Database availability group extended across two active directory sites
In this example, a passive copy of each active database in the Redmond datacenter is configured on EX6 in the Dublin datacenter. However, there are many other examples of DAG configurations that provide site resilience. For example:
Instead of hosting only passive database copies, EX6 could host all active copies, or it could host a mixture of active and passive copies.
In addition to EX6, multiple DAG members could be deployed in the Dublin datacenter, thereby providing protection against additional failures, as well as additional capacity in the event the Redmond datacenter fails and the Dublin datacenter needs to support a much larger user population.
In the preceding example, a single DAG that is extended across multiple datacenters can provide site resilience for either or both datacenters. However, when using a single DAG to provide site resilience in an environment where each datacenter to which you extend the DAG has an active user population, you will have an inherent single point of failure in the WAN connection. This is due to the nature of quorum, which requires a majority of the voters to be active and able to communicate with one another.
In the example above, the majority of voters are located in the Redmond datacenter. If the Dublin datacenter hosted active mailbox databases and it had a local user population, a WAN outage would result in a messaging service outage for the Dublin users. This is because when WAN connectivity breaks, only the DAG members in the Redmond datacenter will retain quorum and therefore continue providing messaging service.

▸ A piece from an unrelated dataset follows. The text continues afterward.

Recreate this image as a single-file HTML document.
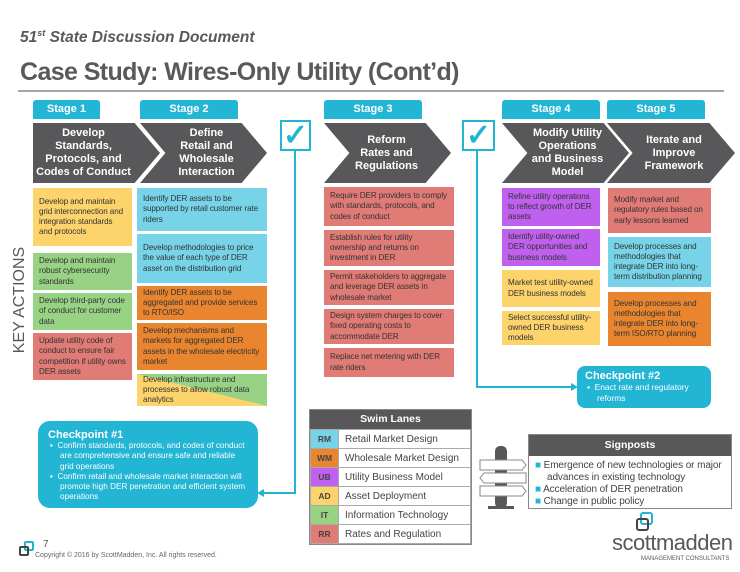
<!DOCTYPE html>
<html><head><meta charset="utf-8"><style>
*{margin:0;padding:0;box-sizing:border-box}
body{width:740px;height:572px;background:#fff;font-family:"Liberation Sans",sans-serif;position:relative;overflow:hidden}
.a{position:absolute}
.tab{position:absolute;top:100px;height:19px;background:#22b5d4;color:#fff;font-weight:bold;font-size:11px;text-align:center;line-height:19px;border-radius:3px 3px 0 0}
.chev{position:absolute;top:123px;height:60px;color:#fff;font-weight:bold;font-size:11px;display:flex;align-items:center;justify-content:center;text-align:center;line-height:13px;background:#58585a}
.bx{position:absolute;font-size:8.1px;line-height:10.2px;color:#333;padding:2px 6px;display:flex;align-items:center;letter-spacing:-0.1px}
.y{background:#fdd46c}.g{background:#98d385}.r{background:#e07b76}.c{background:#77d4e8}.o{background:#e9852e}.p{background:#c060ef}
td{border:1px solid #aaa}
</style></head><body>
<div class="a" style="left:20px;top:28px;font-size:15.5px;font-weight:bold;font-style:italic;color:#595959">51<sup style="font-size:9px">st</sup> State Discussion Document</div>
<div class="a" style="left:20px;top:58px;font-size:25px;font-weight:bold;color:#595959;letter-spacing:-0.6px">Case Study: Wires-Only Utility (Cont’d)</div>
<div class="a" style="left:18px;top:90px;width:706px;height:2px;background:#a6a6a6"></div>

<div class="tab" style="left:33px;width:67px">Stage 1</div>
<div class="tab" style="left:140px;width:98px">Stage 2</div>
<div class="tab" style="left:324px;width:98px">Stage 3</div>
<div class="tab" style="left:502px;width:98px">Stage 4</div>
<div class="tab" style="left:607px;width:98px">Stage 5</div>

<div class="chev" style="left:33px;width:127px;clip-path:polygon(0 0,80% 0,100% 50%,80% 100%,0 100%);padding-right:26px">Develop<br>Standards,<br>Protocols, and<br>Codes of Conduct</div>
<div class="chev" style="left:140px;width:127px;clip-path:polygon(0 0,80% 0,100% 50%,80% 100%,0 100%,20% 50%);padding-left:24px;padding-right:18px">Define<br>Retail and<br>Wholesale<br>Interaction</div>
<div class="chev" style="left:324px;width:127px;clip-path:polygon(0 0,80% 0,100% 50%,80% 100%,0 100%,20% 50%);padding-left:20px;padding-right:22px">Reform<br>Rates and<br>Regulations</div>
<div class="chev" style="left:502px;width:127px;clip-path:polygon(0 0,80% 0,100% 50%,80% 100%,0 100%,20% 50%);padding-left:22px;padding-right:18px">Modify Utility<br>Operations<br>and Business<br>Model</div>
<div class="chev" style="left:607px;width:128px;clip-path:polygon(0 0,80% 0,100% 50%,80% 100%,0 100%,20% 50%);padding-left:24px;padding-right:18px">Iterate and<br>Improve<br>Framework</div>

<div class="a" style="left:280px;top:120px;width:31px;height:31px;border:2px solid #22b5d4;color:#22b5d4;font-size:30px;line-height:27px;text-align:center;font-weight:bold">✓</div>
<div class="a" style="left:462px;top:120px;width:33px;height:31px;border:2px solid #22b5d4;color:#22b5d4;font-size:30px;line-height:27px;text-align:center;font-weight:bold">✓</div>
<svg class="a" style="left:0;top:0" width="740" height="572">
<polyline points="295,151 295,493 262,493" fill="none" stroke="#22b5d4" stroke-width="2"/>
<polygon points="257,493 264,489 264,497" fill="#22b5d4"/>
<polyline points="477,151 477,387 572,387" fill="none" stroke="#22b5d4" stroke-width="2"/>
<polygon points="578,387 571,383 571,391" fill="#22b5d4"/>
</svg>

<div class="a" style="left:-40px;top:290px;width:120px;height:20px;transform:rotate(-90deg);font-size:16px;color:#595959;text-align:center;white-space:nowrap;line-height:20px">KEY ACTIONS</div>

<div class="bx y" style="left:33px;top:188px;width:99px;height:58px">Develop and maintain grid interconnection and integration standards and protocols</div>
<div class="bx g" style="left:33px;top:253px;width:99px;height:37px">Develop and maintain robust cybersecurity standards</div>
<div class="bx g" style="left:33px;top:293px;width:99px;height:37px">Develop third-party code of conduct for customer data</div>
<div class="bx r" style="left:33px;top:333px;width:99px;height:47px">Update utility code of conduct to ensure fair competition if utility owns DER assets</div>

<div class="bx c" style="left:137px;top:188px;width:130px;height:43px">Identify DER assets to be supported by retail customer rate riders</div>
<div class="bx c" style="left:137px;top:234px;width:130px;height:49px">Develop methodologies to price the value of each type of DER asset on the distribution grid</div>
<div class="bx o" style="left:137px;top:286px;width:130px;height:34px">Identify DER assets to be aggregated and provide services to RTO/ISO</div>
<div class="bx o" style="left:137px;top:323px;width:130px;height:47px">Develop mechanisms and markets for aggregated DER assets in the wholesale electricity market</div>
<div class="bx" style="left:137px;top:374px;width:130px;height:32px;background:linear-gradient(to top right,#fdd46c 50%,#98d385 50%)">Develop infrastructure and processes to allow robust data analytics</div>

<div class="bx r" style="left:324px;top:187px;width:130px;height:39px">Require DER providers to comply with standards, protocols, and codes of conduct</div>
<div class="bx r" style="left:324px;top:230px;width:130px;height:36px">Establish rules for utility ownership and returns on investment in DER</div>
<div class="bx r" style="left:324px;top:270px;width:130px;height:35px">Permit stakeholders to aggregate and leverage DER assets in wholesale market</div>
<div class="bx r" style="left:324px;top:309px;width:130px;height:35px">Design system charges to cover fixed operating costs to accommodate DER</div>
<div class="bx r" style="left:324px;top:348px;width:130px;height:29px">Replace net metering with DER rate riders</div>

<div class="bx p" style="left:502px;top:188px;width:98px;height:38px">Refine utility operations to reflect growth of DER assets</div>
<div class="bx p" style="left:502px;top:229px;width:98px;height:37px">Identify utility-owned DER opportunities and business models</div>
<div class="bx y" style="left:502px;top:270px;width:98px;height:37px">Market test utility-owned DER business models</div>
<div class="bx y" style="left:502px;top:311px;width:98px;height:34px">Select successful utility-owned DER business models</div>

<div class="bx r" style="left:608px;top:188px;width:103px;height:45px">Modify market and regulatory rules based on early lessons learned</div>
<div class="bx c" style="left:608px;top:237px;width:103px;height:50px">Develop processes and methodologies that integrate DER into long-term distribution planning</div>
<div class="bx o" style="left:608px;top:292px;width:103px;height:54px">Develop processes and methodologies that integrate DER into long-term ISO/RTO planning</div>

<div class="a" style="left:577px;top:366px;width:134px;height:42px;background:#22b5d4;border-radius:8px;color:#fff;padding:4px 8px">
<div style="font-weight:bold;font-size:11px">Checkpoint #2</div>
<div style="font-size:8.4px;line-height:10.5px;padding-left:12px;text-indent:-10px">▪&nbsp;&nbsp;Enact rate and regulatory reforms</div></div>

<div class="a" style="left:38px;top:421px;width:220px;height:87px;background:#22b5d4;border-radius:12px;color:#fff;padding:8px 10px">
<div style="font-weight:bold;font-size:11px">Checkpoint #1</div>
<div style="font-size:8.2px;line-height:10.3px;padding-left:12px;text-indent:-10px">▪&nbsp;&nbsp;Confirm standards, protocols, and codes of conduct are comprehensive and ensure safe and reliable grid operations</div>
<div style="font-size:8.2px;line-height:10.3px;padding-left:12px;text-indent:-10px">▪&nbsp;&nbsp;Confirm retail and wholesale market interaction will promote high DER penetration and efficient system operations</div></div>

<div class="a" style="left:309px;top:409px;width:163px;border:1px solid #888">
<div style="height:19px;background:#58585a;color:#fff;font-weight:bold;font-size:10.5px;text-align:center;line-height:19px">Swim Lanes</div>
<table style="border-collapse:collapse;width:100%;font-size:10px;color:#444">
<tr style="height:19px"><td style="width:28px;background:#77d4e8;font-weight:bold;font-size:8.5px;text-align:center">RM</td><td style="padding-left:6px">Retail Market Design</td></tr>
<tr style="height:19px"><td style="background:#e9852e;font-weight:bold;font-size:8.5px;text-align:center">WM</td><td style="padding-left:6px">Wholesale Market Design</td></tr>
<tr style="height:19px"><td style="background:#c060ef;font-weight:bold;font-size:8.5px;text-align:center">UB</td><td style="padding-left:6px">Utility Business Model</td></tr>
<tr style="height:19px"><td style="background:#fdd46c;font-weight:bold;font-size:8.5px;text-align:center">AD</td><td style="padding-left:6px">Asset Deployment</td></tr>
<tr style="height:19px"><td style="background:#98d385;font-weight:bold;font-size:8.5px;text-align:center">IT</td><td style="padding-left:6px">Information Technology</td></tr>
<tr style="height:19px"><td style="background:#e07b76;font-weight:bold;font-size:8.5px;text-align:center">RR</td><td style="padding-left:6px">Rates and Regulation</td></tr>
</table></div>

<svg class="a" style="left:478px;top:446px" width="50" height="64">
<rect x="17" y="0" width="12" height="62" rx="5" fill="#58585a"/>
<rect x="10" y="60" width="26" height="3" fill="#58585a"/>
<polygon points="2,14 44,14 48,19 44,24 2,24" fill="#fff" stroke="#888"/>
<polygon points="6,27 48,27 48,37 6,37 2,32" fill="#fff" stroke="#888"/>
<polygon points="2,40 44,40 48,45 44,50 2,50" fill="#fff" stroke="#888"/>
</svg>

<div class="a" style="left:528px;top:434px;width:204px;height:75px;border:1px solid #888">
<div style="height:21px;background:#58585a;color:#fff;font-weight:bold;font-size:10.5px;text-align:center;line-height:21px">Signposts</div>
<div style="font-size:10px;color:#444;line-height:12px;padding:4px 4px 4px 6px;letter-spacing:-0.1px">
<div style="padding-left:12px;text-indent:-12px"><span style="color:#22b5d4">■</span> Emergence of new technologies or major advances in existing technology</div>
<div style="padding-left:12px;text-indent:-12px"><span style="color:#22b5d4">■</span> Acceleration of DER penetration</div>
<div style="padding-left:12px;text-indent:-12px"><span style="color:#22b5d4">■</span> Change in public policy</div></div></div>

<div class="a" style="left:640px;top:512px;width:13px;height:13px;border:2px solid #22b5d4;border-radius:3px"></div>
<div class="a" style="left:636px;top:518px;width:13px;height:13px;border:2px solid #444;border-radius:3px"></div>
<div class="a" style="left:612px;top:530px;font-size:22px;color:#58585a;letter-spacing:-0.5px">scottmadden</div>
<div class="a" style="left:641px;top:556px;font-size:6px;color:#58585a">MANAGEMENT CONSULTANTS</div>

<div class="a" style="left:24px;top:541px;width:10px;height:10px;border:2px solid #22b5d4;border-radius:2px"></div>
<div class="a" style="left:19px;top:546px;width:10px;height:10px;border:2px solid #444;border-radius:2px"></div>
<div class="a" style="left:43px;top:539px;font-size:10px;color:#555">7</div>
<div class="a" style="left:35px;top:552px;font-size:7px;color:#666">Copyright © 2016 by ScottMadden, Inc. All rights reserved.</div>
</body></html>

To eliminate the WAN as a single point of failure when you need to provide site resilience for multiple datacenters that each have an active user population, you should deploy multiple DAGs, where each DAG has a majority of voters in a separate datacenter. Thus, when a WAN outage occurs, replication will be blocked until connectivity is restored; however, users will have messaging service, as each DAG will continue to service its local user population.